Dataset:
·····

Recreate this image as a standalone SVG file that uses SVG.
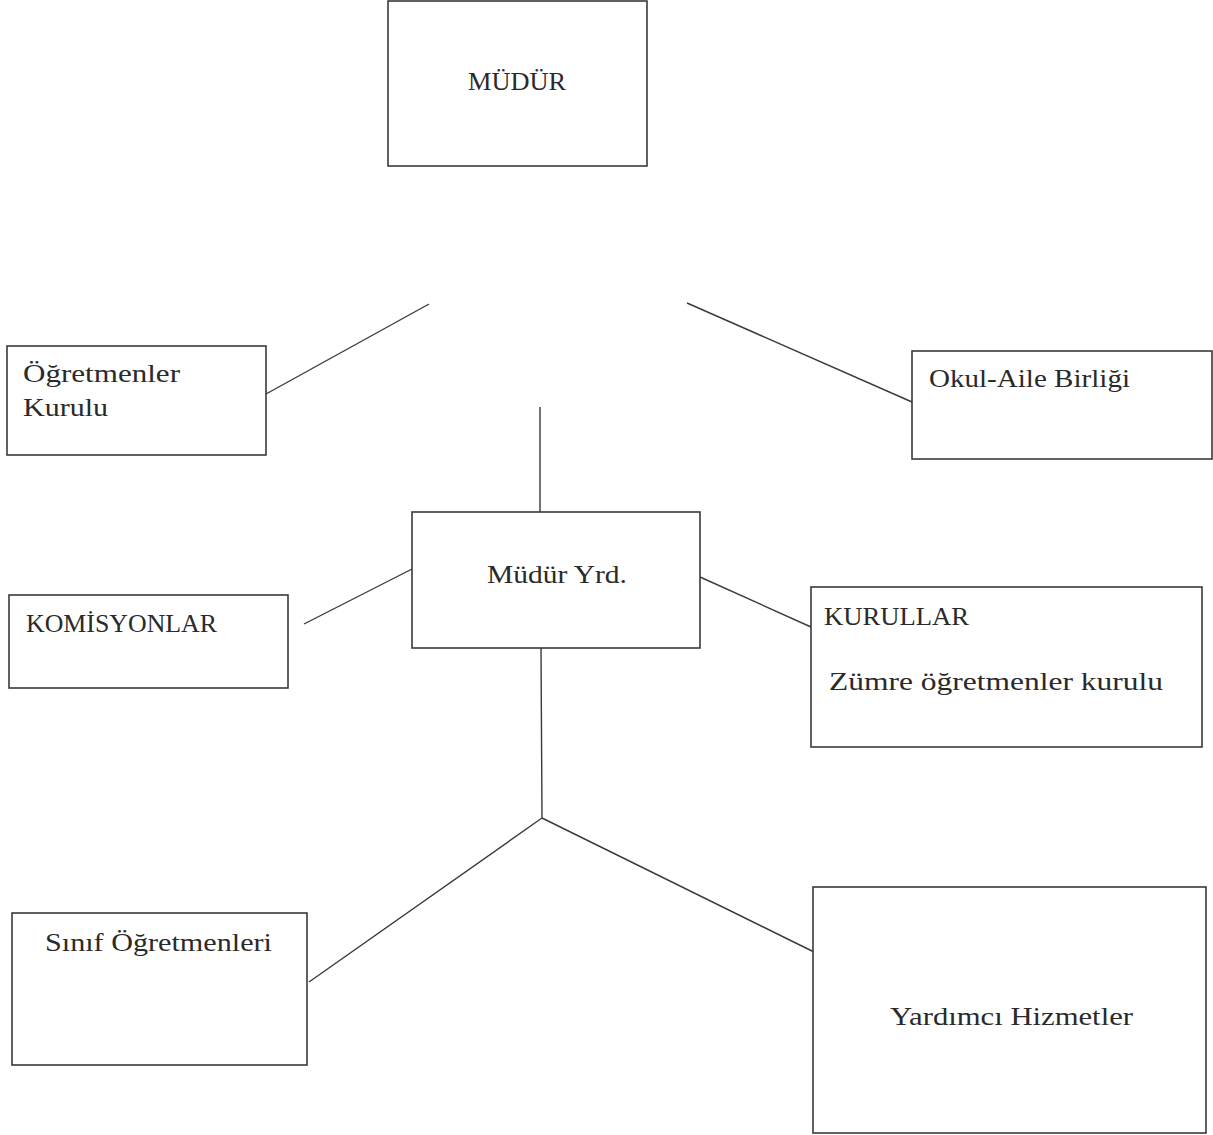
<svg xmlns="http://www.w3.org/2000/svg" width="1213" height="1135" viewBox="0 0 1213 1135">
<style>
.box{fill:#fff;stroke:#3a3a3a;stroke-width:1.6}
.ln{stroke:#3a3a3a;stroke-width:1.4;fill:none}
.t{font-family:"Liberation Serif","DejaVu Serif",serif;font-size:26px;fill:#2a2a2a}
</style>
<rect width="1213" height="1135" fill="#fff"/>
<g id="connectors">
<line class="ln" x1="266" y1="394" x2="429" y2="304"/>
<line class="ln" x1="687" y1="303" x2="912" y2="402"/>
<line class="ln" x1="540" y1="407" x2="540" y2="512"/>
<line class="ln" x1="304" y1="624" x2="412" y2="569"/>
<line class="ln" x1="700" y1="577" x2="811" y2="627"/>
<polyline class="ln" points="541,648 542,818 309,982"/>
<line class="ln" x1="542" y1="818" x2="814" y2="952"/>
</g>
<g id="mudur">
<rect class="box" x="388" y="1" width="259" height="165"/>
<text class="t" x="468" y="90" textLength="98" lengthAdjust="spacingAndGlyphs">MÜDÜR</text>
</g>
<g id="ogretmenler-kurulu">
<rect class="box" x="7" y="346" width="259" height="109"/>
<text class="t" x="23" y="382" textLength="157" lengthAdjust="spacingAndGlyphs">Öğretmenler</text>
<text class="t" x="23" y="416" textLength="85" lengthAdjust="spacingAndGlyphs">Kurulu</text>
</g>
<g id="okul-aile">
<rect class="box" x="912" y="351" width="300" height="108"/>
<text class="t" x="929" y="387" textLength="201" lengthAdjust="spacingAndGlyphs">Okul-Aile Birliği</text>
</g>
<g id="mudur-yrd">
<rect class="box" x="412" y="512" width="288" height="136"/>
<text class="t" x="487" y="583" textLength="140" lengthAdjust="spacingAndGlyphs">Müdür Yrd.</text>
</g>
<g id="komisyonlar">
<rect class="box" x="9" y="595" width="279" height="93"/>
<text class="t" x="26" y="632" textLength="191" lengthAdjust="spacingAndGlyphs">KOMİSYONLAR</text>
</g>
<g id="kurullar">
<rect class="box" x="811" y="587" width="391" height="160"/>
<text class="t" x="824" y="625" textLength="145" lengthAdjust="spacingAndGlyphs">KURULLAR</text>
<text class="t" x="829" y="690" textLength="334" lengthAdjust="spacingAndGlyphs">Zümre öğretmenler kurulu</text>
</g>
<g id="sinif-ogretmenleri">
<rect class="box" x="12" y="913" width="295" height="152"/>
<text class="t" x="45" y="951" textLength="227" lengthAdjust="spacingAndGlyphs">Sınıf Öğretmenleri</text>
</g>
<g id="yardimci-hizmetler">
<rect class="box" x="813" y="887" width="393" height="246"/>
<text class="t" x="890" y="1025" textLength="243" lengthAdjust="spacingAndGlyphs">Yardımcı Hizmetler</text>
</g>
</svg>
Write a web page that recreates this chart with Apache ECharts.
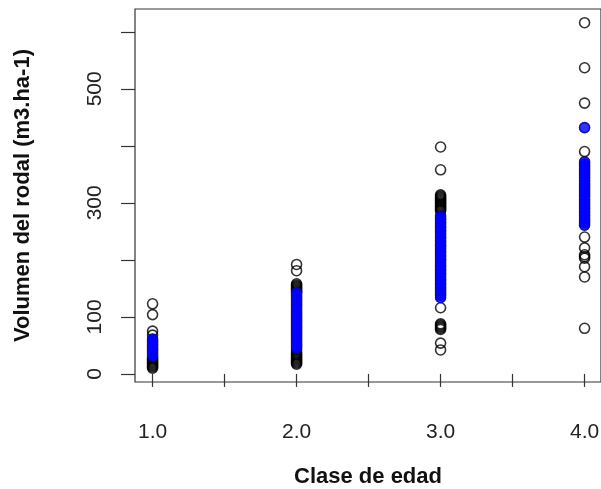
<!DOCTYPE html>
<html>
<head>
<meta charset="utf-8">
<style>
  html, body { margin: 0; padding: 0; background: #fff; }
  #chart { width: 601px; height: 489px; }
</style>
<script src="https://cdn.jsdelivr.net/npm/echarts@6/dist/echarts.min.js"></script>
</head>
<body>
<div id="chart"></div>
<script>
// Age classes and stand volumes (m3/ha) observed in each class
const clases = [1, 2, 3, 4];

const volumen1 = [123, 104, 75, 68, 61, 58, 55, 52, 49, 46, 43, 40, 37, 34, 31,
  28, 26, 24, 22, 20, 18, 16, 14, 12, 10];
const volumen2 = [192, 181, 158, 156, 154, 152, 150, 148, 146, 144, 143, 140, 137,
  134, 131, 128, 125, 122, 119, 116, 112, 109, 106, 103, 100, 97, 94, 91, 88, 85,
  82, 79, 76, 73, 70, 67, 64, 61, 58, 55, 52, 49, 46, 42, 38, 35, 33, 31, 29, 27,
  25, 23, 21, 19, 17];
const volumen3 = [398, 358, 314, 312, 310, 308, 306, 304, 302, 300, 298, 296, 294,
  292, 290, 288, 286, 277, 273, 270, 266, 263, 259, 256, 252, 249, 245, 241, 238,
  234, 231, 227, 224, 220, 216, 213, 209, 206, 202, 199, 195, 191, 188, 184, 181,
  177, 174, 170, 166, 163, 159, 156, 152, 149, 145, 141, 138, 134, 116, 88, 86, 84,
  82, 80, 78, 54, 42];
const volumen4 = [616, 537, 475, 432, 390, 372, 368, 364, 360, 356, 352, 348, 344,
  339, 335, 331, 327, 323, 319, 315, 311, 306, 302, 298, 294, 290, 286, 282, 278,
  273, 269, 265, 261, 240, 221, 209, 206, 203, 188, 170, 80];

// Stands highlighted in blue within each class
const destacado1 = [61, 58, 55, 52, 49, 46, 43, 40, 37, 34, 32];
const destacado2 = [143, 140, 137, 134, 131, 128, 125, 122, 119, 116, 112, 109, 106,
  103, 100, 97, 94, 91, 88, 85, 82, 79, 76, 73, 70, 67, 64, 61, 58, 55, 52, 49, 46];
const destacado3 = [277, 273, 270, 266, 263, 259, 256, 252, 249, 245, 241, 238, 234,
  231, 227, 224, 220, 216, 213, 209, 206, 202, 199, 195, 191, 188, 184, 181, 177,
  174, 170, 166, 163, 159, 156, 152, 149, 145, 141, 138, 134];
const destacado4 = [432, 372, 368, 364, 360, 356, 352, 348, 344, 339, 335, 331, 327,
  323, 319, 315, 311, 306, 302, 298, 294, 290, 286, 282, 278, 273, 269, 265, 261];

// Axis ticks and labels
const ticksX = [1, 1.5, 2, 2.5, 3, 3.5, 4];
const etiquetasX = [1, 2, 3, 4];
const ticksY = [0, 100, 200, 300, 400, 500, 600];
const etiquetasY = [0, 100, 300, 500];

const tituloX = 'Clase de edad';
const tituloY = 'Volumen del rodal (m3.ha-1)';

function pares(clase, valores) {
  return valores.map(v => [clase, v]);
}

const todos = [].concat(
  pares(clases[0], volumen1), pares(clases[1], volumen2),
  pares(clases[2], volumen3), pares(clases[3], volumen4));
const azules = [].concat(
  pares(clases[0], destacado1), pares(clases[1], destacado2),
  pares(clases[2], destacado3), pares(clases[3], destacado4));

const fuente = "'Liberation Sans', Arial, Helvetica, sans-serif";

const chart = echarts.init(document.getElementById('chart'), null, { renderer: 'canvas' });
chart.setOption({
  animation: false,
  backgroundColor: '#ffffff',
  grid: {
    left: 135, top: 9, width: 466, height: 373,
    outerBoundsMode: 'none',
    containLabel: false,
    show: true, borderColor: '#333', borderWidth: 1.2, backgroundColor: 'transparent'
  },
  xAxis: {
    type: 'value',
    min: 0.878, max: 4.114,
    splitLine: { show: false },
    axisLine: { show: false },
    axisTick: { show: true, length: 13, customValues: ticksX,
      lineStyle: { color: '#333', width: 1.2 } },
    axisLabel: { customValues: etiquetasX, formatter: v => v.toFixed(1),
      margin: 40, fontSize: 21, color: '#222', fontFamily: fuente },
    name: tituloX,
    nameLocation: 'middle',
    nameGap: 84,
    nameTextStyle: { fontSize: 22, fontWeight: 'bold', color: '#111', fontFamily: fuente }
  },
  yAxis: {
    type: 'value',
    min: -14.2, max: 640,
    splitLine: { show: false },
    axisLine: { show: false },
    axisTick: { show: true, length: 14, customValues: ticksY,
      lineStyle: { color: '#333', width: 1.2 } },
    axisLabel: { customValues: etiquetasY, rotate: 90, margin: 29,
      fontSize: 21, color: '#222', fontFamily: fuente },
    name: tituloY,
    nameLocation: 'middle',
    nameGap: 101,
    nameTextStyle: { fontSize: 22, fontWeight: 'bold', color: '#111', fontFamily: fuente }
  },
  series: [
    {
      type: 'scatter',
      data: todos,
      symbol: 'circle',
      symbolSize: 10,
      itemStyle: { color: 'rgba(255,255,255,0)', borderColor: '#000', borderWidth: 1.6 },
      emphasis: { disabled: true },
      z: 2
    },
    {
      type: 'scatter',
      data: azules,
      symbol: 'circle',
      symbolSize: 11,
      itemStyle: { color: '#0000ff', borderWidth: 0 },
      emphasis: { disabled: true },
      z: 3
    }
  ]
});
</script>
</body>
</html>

·····

Problem to work on: All lines above from the one containing "Write a web" through the one containing "const clases = [1, 2, 3, 4];" are to be quoted exactly, and only those; pictures are left out.

The reply:
Write a web page that recreates this chart with Apache ECharts.
<!DOCTYPE html>
<html>
<head>
<meta charset="utf-8">
<style>
  html, body { margin: 0; padding: 0; background: #fff; }
  #chart { width: 601px; height: 489px; }
</style>
<script src="https://cdn.jsdelivr.net/npm/echarts@6/dist/echarts.min.js"></script>
</head>
<body>
<div id="chart"></div>
<script>
// Age classes and stand volumes (m3/ha) observed in each class
const clases = [1, 2, 3, 4];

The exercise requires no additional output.